Good luck, people! Have fun! Teamwork!

A false premise there. To decouple game functions from visuals does not removing any connection whatsoever, but synchronization between the two can be done in many ways. I'm an embedded programmer among other things, I design systems to run on a heartbeat triggering once a ms or so to process things on top of asynchronous events from inputs, that's obviously not going to work on something with a thousand times more code but the basic principle is there. Or you can synchronize scripts while next frame is rendering. That gives your game world 1 frame delay which is "whatever" for most people outside esports amphetamine amped manic rabbit -demographic.

Yes, it can be hard to implement and it can be not plausible at all depending how the particular engine was written but to say "it's unpossible, you're daft to suggest such a thing!" is not a valid premise.

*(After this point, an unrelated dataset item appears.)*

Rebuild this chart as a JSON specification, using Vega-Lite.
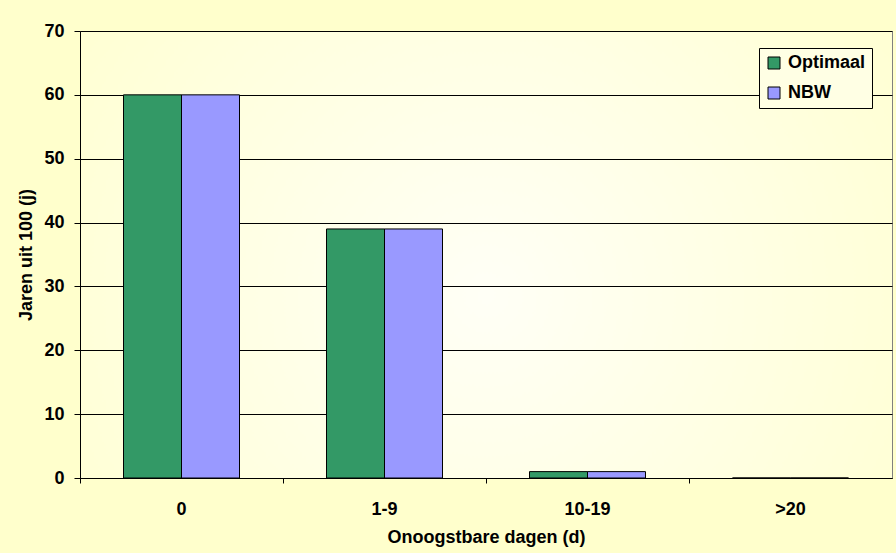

A bit like Paradox apologists coming up with excuses why it's impossible to run the damn scrips on threads, every complication is like a mountain that couldn't possibly be scaled, as if multi-threading was a novel problem nobody tackled. Yes, that engine has been around since 2007 in it's earliest form and the event handling core would have to be torn apart to make it run multi-threaded but it's just silly to say "It's impossible! what if unit x in combat gives wrong results because script z running weather didn't get updated before the tick?!".. Significant investment of labour for sure.